Au total, Bygmalion a facturé près de 1,5 million d’euros à France Télévisions. Pour l’accusation, ces contrats sont autant de petits services rendus entre amis. Les amis, ce sont d’un côté l’ancien patron de France Télévisions Patrick de Carolis et l’ancien secrétaire général du groupe Camille Pascal, poursuivis pour «favoritisme». 
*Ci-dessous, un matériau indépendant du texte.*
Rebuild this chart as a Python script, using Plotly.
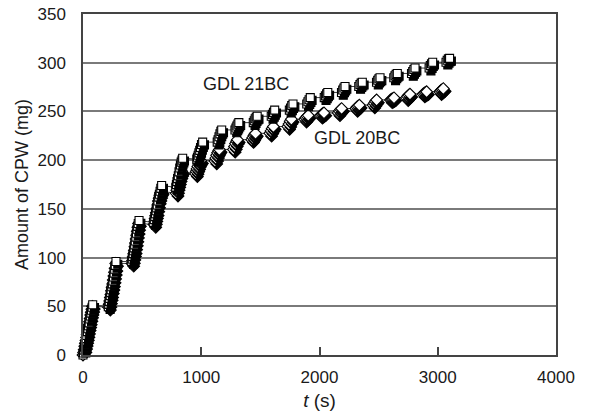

Et de l’autre Bastien Millot, cofondateur et ancien dirigeant de Bygmalion, qui comparaît pour recel. Son avocate, Florence Rault, a soumis lundi au tribunal une question prioritaire de constitutionnalité (QPC) mettant en cause la légalité des poursuites, à la dernière minute. Non sans protester contre cette manoeuvre jugée «assez désolante», mais parfaitement légale, la présidente a dû suspendre l’audience, pour laisser au procureur comme aux parties civiles le temps de préparer leur réplique. Lorsqu’il fonde en 2008 la société au nom désormais sulfureux, M. Millot fait partie depuis trois ans de la garde rapprochée du PDG de France Télévisions, en charge de la communication et de la stratégie. Selon l’accusation, il continue à faire la même chose via Bygmalion, en facturant des sommes rondelettes au groupe public: 6.000 euros par mois pour traiter le courrier des téléspectateurs, 7.500 euros par mois pour faire de la veille internet, 5.500 euros par mois pour préparer des «éléments de langage». 

Ces contrats sont signés sans ouverture à la concurrence, ce qui est contraire aux obligations du groupe public qu’est France Télévisions et fonde l’accusation de «favoritisme». Pour la défense de M. Millot, ces contrats ne relèvent pas de la commande publique, mais sont des transactions privées. Les poursuites n’auraient donc pas lieu d’être. C’est pourquoi Me Rault a posé une QPC, une arme très prisée des avocats dans les procès financiers – celui de l’ancien ministre du Budget Jérôme Cahuzac, pour fraude fiscale, a ainsi été retardé de plusieurs mois. Le tribunal peut rejeter cette question ou la transmettre à la Cour de cassation. Dans cette dernière hypothèse, la plus haute juridiction française décide ou non de saisir le Conseil constitutionnel, lequel a le dernier mot. Pour Pierre-Olivier Lambert, avocat du Syndicat national des personnels de la communication et de l’audiovisuel CFE-CGC, par lequel l’affaire a éclaté, cette «manoeuvre dilatoire» vise à «grignoter du temps d’audience au détriment de l’examen du fond». Le procès doit durer deux semaines, à raison de trois demi-journées par semaine.